David Lawson was sent an elaborate cartoon of Pepe the Frog, a symbol of the alt right, and told “anti fascists like you are oven ready.” This was via Twitter shortly after Election Day, 2016. Not much later, his hometown Jewish Community Center in suburban Virginia was spray painted with Nazi slogans. Lawson looked at the Facebook page of the person who had been arrested for the vandalism: The 20-year-old had gone to the same high school as he had. On Election Night 2016, the man had posted: “The White Man saves Western Civilization once more.”
There is little doubt in “Nazis and Me” that Trump’s election gave organized haters a boost. But those acquainted with Lawson’s shows know to expect something different than just a Michael Moore-like screed connecting the current president to hate.
“Nazis and Me,” running at Under the St. Marks Theater, is the latest monologue by David Lawson, a performer in the tradition of Spalding Gray, who for about a decade has been presenting one-man shows full of often-amusing anecdotes about his life. In most of these shows, he organizes his stories around a specific theme.
As he elaborated when I asked him in an interview I did with him in 2016 when he was performing “Flyer Guy,” about his job passing out flyers in Times Square:
“‘VCR Love’ (which is published through Original Works Publishing) is about how porn has changed in the digital age [It’s also about his own teenage experiences with it], ‘Insomnia in Space’ is how I’ve gotten through being an insomniac by becoming obsessed with outer space; ‘No Oddjob’ is made up of personal stories about video games and how the culture around them represents those in marginalized demographics; ‘Floundering About’ is made up of stories of wild ‘orange alert’ type of things I experienced post-9/11…”
In the hour-long “Nazis and Me,” Lawson acknowledges that hate groups are nothing new; that same community center in his hometown received bomb threats some 15 years ago. In 1999, when Lawson was 13, a Nazi rally was scheduled in downtown D.C. (On the other hand, only four Nazis showed up for that, while in 2017, the Unite the Right rally in Charlottesville, Virginia attracted hundreds of Nazis.) Lawson asks us to guess who the three most immigrant presidents of the United States have been — and then tells us Andrew Jackson, James Buchanan, and Donald Trump; all “happen to be three of our most hateful.”
He tells us the story of his encounter with a member fo the “Incel community” –“involuntarily celibate” men who have formed into a toxic and violent force.

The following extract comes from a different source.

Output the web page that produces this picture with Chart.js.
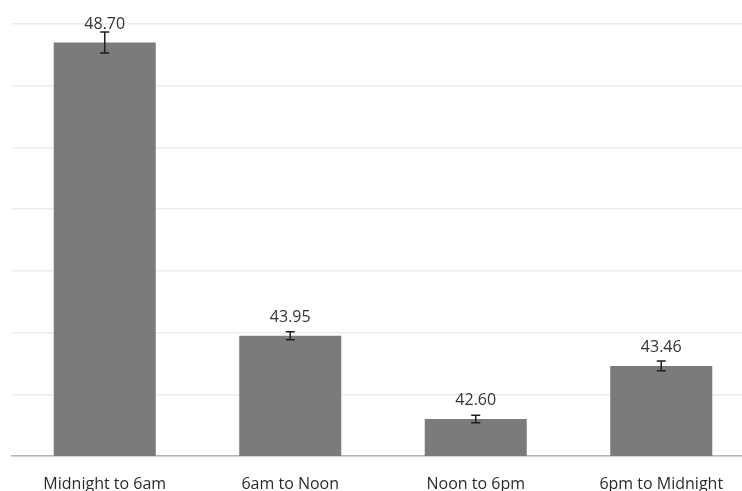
<!DOCTYPE html>
<html>
<head>
<meta charset="utf-8">
<script src="https://cdn.jsdelivr.net/npm/chart.js@4"></script>
<style>
  html, body { margin: 0; padding: 0; background: #fff; overflow: hidden; }
  #wrap { width: 742px; height: 491px; overflow: hidden; }
  #wrap div { width: 760px; height: 491px; }
</style>
</head>
<body>
<div id="wrap"><div><canvas id="chart"></canvas></div></div>
<script>
// 时间段与均值、误差
const categories = ['Midnight to 6am', '6am to Noon', 'Noon to 6pm', '6pm to Midnight'];
const values = [48.70, 43.95, 42.60, 43.46];
const errors = [0.17, 0.065, 0.06, 0.08];

// 误差线 + 数值标签
const errorBars = {
    id: 'errorBars',
    afterDatasetsDraw(chart) {
        const ctx = chart.ctx;
        const y = chart.scales.y;
        const meta = chart.getDatasetMeta(0);
        ctx.save();
        meta.data.forEach((bar, i) => {
            const top = y.getPixelForValue(values[i] + errors[i]);
            const bottom = y.getPixelForValue(values[i] - errors[i]);
            ctx.strokeStyle = '#1e1e1e';
            ctx.lineWidth = 1.5;
            ctx.beginPath();
            ctx.moveTo(bar.x, top); ctx.lineTo(bar.x, bottom);
            ctx.moveTo(bar.x - 4.5, top); ctx.lineTo(bar.x + 4.5, top);
            ctx.moveTo(bar.x - 4.5, bottom); ctx.lineTo(bar.x + 4.5, bottom);
            ctx.stroke();
            ctx.fillStyle = '#333';
            ctx.font = '16px "Open Sans"';
            ctx.textAlign = 'center';
            ctx.textBaseline = 'alphabetic';
            ctx.fillText(values[i].toFixed(2), bar.x, bar.y - 14);
        });
        ctx.restore();
    }
};

new Chart(document.getElementById('chart'), {
    type: 'bar',
    data: {
        labels: categories,
        datasets: [{
            data: values,
            backgroundColor: '#7b7b7b',
            borderWidth: 0,
            categoryPercentage: 1,
            barPercentage: 0.55
        }]
    },
    options: {
        responsive: true,
        maintainAspectRatio: false,
        animation: false,
        layout: { padding: { left: 12, right: 6, top: 24, bottom: 0 } },
        plugins: { legend: { display: false }, tooltip: { enabled: false } },
        scales: {
            x: {
                grid: { display: false },
                border: { color: '#b4b4b4', width: 1.5 },
                ticks: { color: '#2a2a2a', font: { family: 'Open Sans', size: 16 }, padding: 11, maxRotation: 0 },
                afterFit: s => { s.height = 35; }
            },
            y: {
                min: 42,
                max: 49,
                ticks: { display: false, stepSize: 1 },
                grid: { color: '#ececec', lineWidth: 1.5, drawTicks: false },
                border: { display: false },
                afterFit: s => { s.width = 0; }
            }
        }
    },
    plugins: [errorBars]
});
</script>
</body>
</html>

He talks about his Trump-loving relatives in Indiana. He also admits to the ways in which he himself has been complicit. For example, he performed in summer stock in the Blue Ridge Mountains of Virginia in a show called “Jeff!” about Jefferson Davis, the first and only president of the Confederacy. “One night we had a group at the show from the Daughters of the American Confederacy. That’s right, I have performed for people who belong to an organization that has been classified as a hate group.” Lawson accepted a “gag gift” from the music director of a tiny Confederate flag, which he put up on his wall back home, until a woman friend told him “‘if you have that on your wall you will never get laid.’ ”
“It doesn’t matter how much Roxanne Gay you read,” Lawson says. “It doesn’t matter how small your bank account is. When you’re a straight white male, it’s so important to have people call you on your shit. And sure you’ll maybe have that straight white dude response of ‘Whoa whoa whoa come on I think you’re taking this a little too far here.’ But with all this talk of civility a huge part of being in civilized society is calling people on their shit.” It’s important, he says, to engage with haters, not ignore them.
The stories Lawson tells in “Nazis and Me” are always engaging. I personally would have preferred that he stay more focused on hate groups — his encounters with them, and, if that had not been enough to fill the hour, others’ encounters as well — since that’s the promise of the title, and also because I found it the most compelling part of the show. Several of his stories were full of details that seemed off point, or drifted substantially away from the theme — such as the story of his sister’s wedding to a trans man, which was about love, not hate…and could have been the subject of an entire monologue all its own. But I used to think Spalding Gray’s monologues meandered — and couldn’t wait until his next show. Ditto David Lawson’s.
“Nazis and Me” will be performed three more times — October 16, November 6, and November 13, 2018 — at Under St. Marks Theatre, 94 St. Marks Place. Tickets are $7 to $10.